Reeducandos no ciclo produtivo
Na resolução de consulta, com data de 20 de setembro de 2024, a Sefaz esclarece que “ a isenção somente se aplica à mercadoria cujo ciclo produtivo tenha sido executado exclusivamente por detentos”, sugerindo que, ao menos na linha de produção, todos os trabalhadores sejam reeducandos.
“A Fazenda afastou o rigor, ao flexibilizar a exigência de que o quadro funcional esteja integralmente preenchido para que a empresa tenha direito ao benefício. Mas esse ponto ainda será discutido judicialmente. Além disso, não há uma decisão final da Fazenda quanto à extensão do benefício para todos os estabelecimentos com reeducandos, pois essa questão será debatida em uma nova tese judicial para permitir o benefício a mais empresas”, explica.

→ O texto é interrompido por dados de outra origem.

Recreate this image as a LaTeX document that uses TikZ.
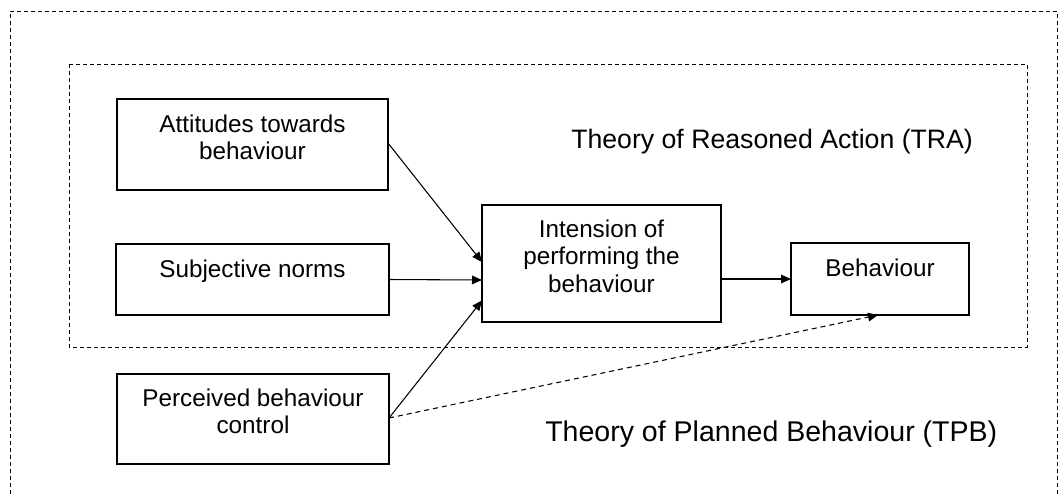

Com a resolução de consulta, a Algobom garantiu o direito de fazer uso do benefício. O efeito é vinculante para outras empresas que venham requerer o direito ao benefício junto à Sefaz.
O advogado salienta que, com a resposta obtida junto a Secretaria, ficou esclarecido um outro ponto controverso: o conceito de “estabelecimento” apto ao benefício. No entendimento da Fazenda “estabelecimento do Sistema Penitenciário” é aquele produtor, industrial, comercial ou prestador de serviço de transporte ou comunicação, de pessoa jurídica de direito privado, que, por meio de vínculo formal com o Estado (…) integre as políticas públicas relacionadas à execução indireta da pena e à reeducação de detentos, contribuindo com os objetivos do mencionado sistema.”

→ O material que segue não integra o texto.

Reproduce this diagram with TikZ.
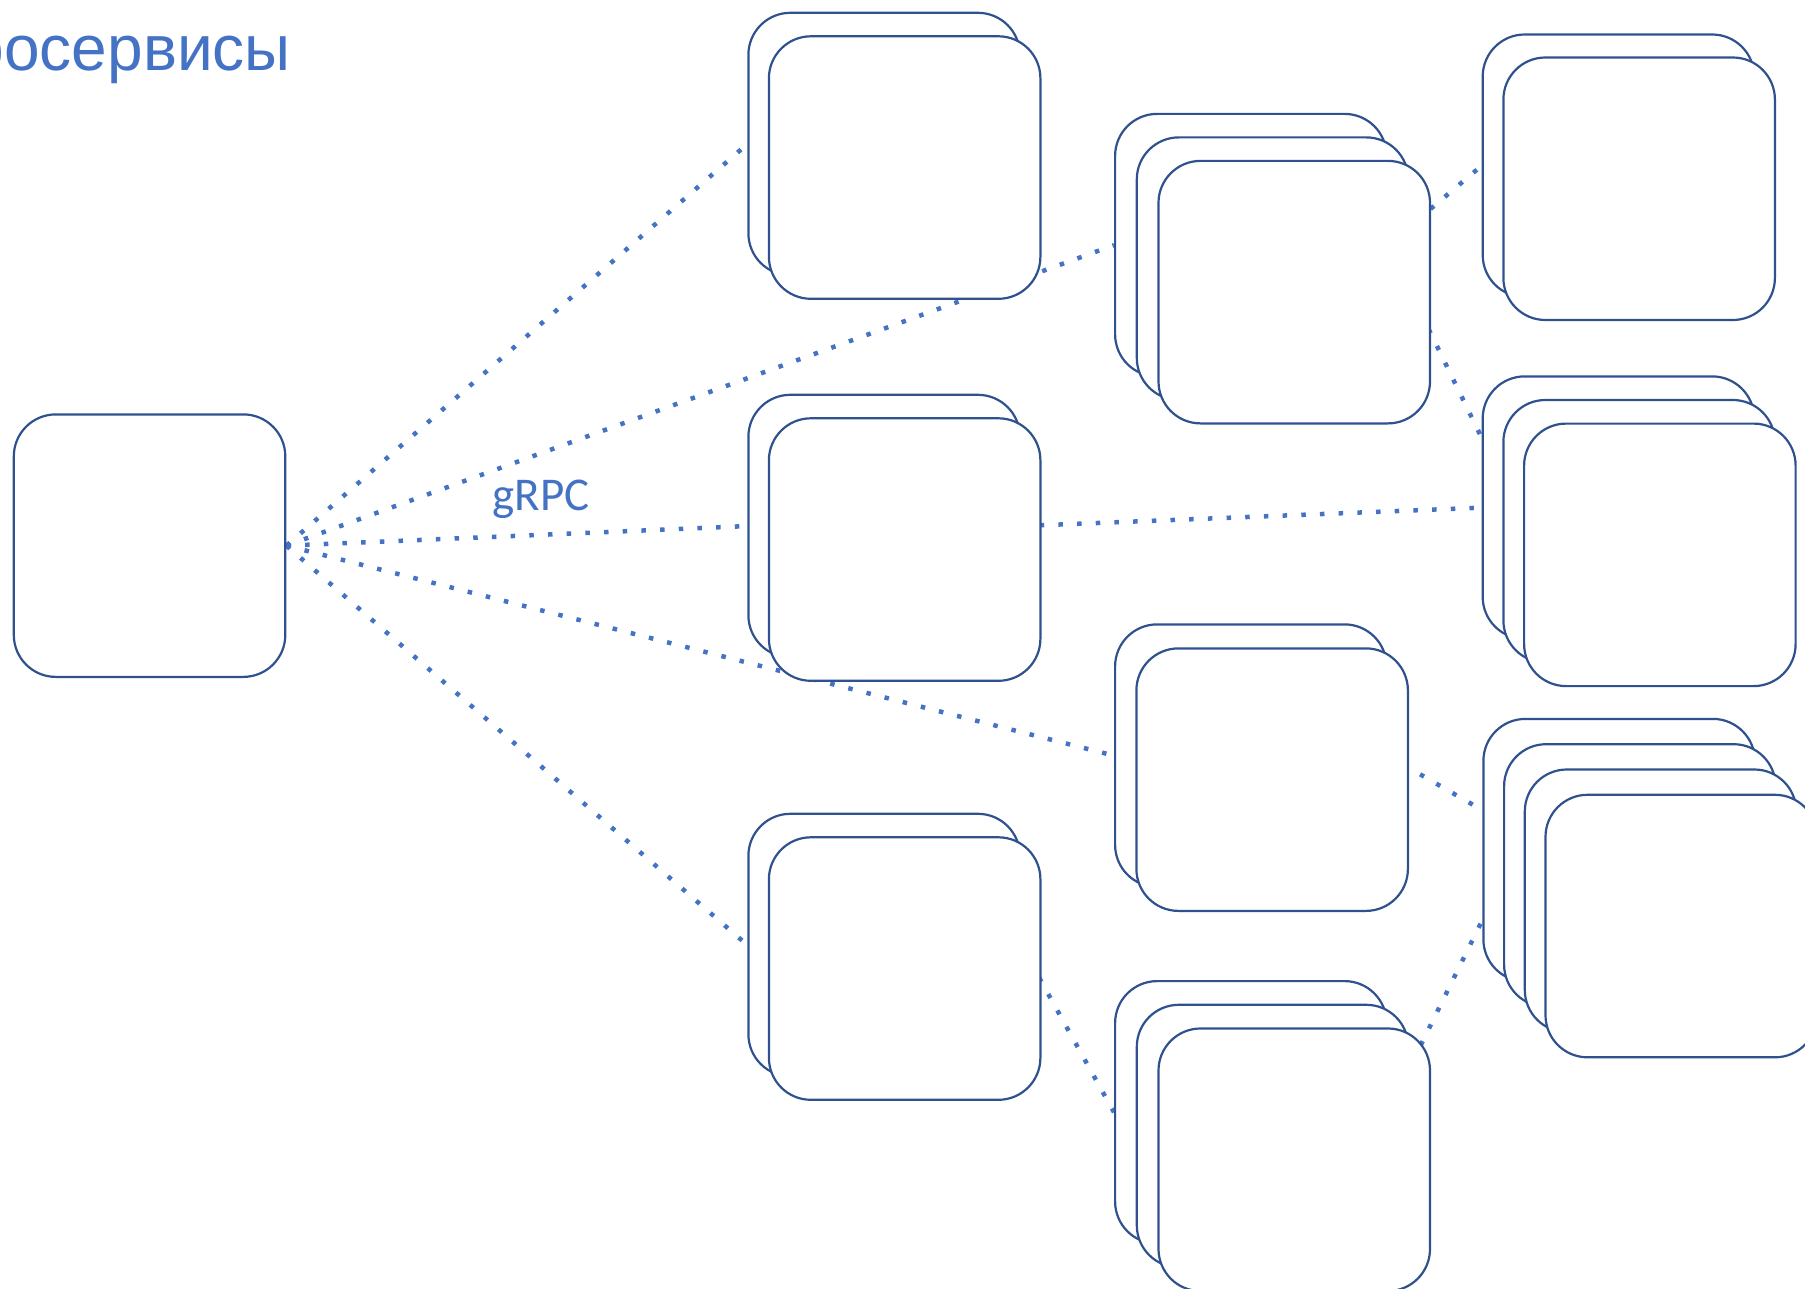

“Existem cerca de três dezenas de empresas em Pernambuco que empregam reeducandos e nenhuma delas conseguem se beneficiar do diferimento no ICMS”, lamenta Cristiano Araújo. “Trata-se de um assunto de interesse social, pois estamos falando de incentivos para que o setor privado contribua com a ressocialização de condenados pela Justiça. Além de que é um incentivo importante para a própria atividade empresarial em Pernambuco”, analisa o advogado.
Uma dessas empresas é o Grupo Julietto, uma rede de restaurantes comandada pela empresária Rose Guareschi. Com nove casas espalhadas por diversos pontos da cidade, inclusive shopping centers, a Julietto emprega cerca de 5 mil pessoas. Embora a mais de 60% dos funcionários sejam reeducandos, a empresa não faz uso do benefício. No seu quadro de trabalhadores constam ainda jovens em situação de risco e pessoas que respondem a algum tipo de processo na Justiça.

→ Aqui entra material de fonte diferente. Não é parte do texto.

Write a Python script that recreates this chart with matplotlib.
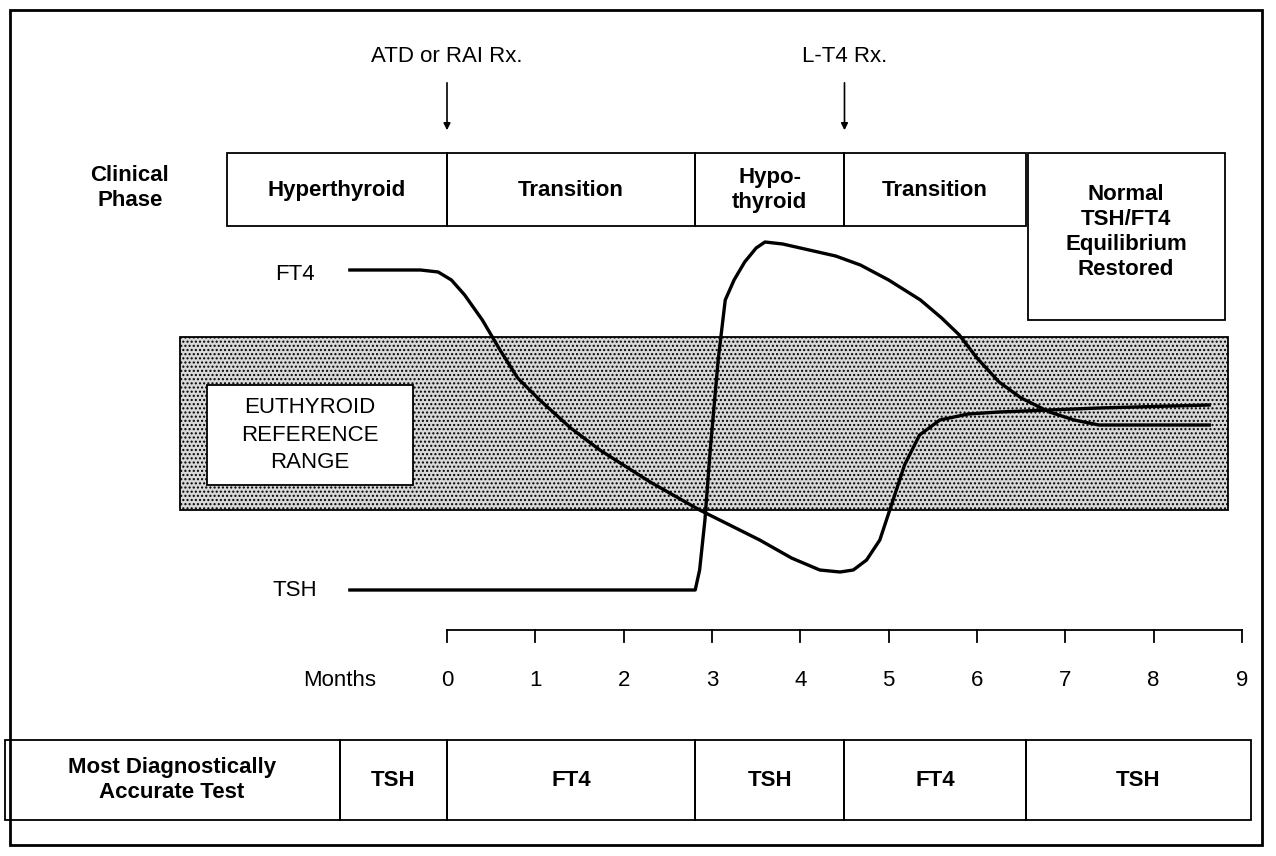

“Nunca usamos o benefício. Acho muito complicado, são muitas exigências”, comenta Rose Guareschi, conhecida pelo propósito social de seu negócio. “Prefiro seguir como estou, porque tenho liberdade de dirigir minha empresa como entendo ser melhor. Você sabe, não há almoço grátis”, alerta.
O Movimento Econômico procurou a Secretária Fazenda para entender seu posicionamento sobre o assunto e para saber quantas empresas de fato são beneficiadas pela legislação em Pernambuco, mas não obteve retorno algum.
“Agora, estamos trabalhando na esfera administrativa pela recuperação do indébito tributário. E na judicial discutiremos uma nova tese para afastar o rigor da exigência de integralidade do quadro funcional, permitindo assim que mais empresas possam ser beneficiadas, já que algumas empresas já tentaram o benefício, mas que não chegaram a ser reconhecidas. Inclusive, há precedente no Tribunal Administrativo Tributário de Pernambuco, o TATE, que reconheceu como devido o pagamento do ICMS por empresa que realizou a contratação de reeducandos do sistema”, completa o advogado Cristiano Luzes.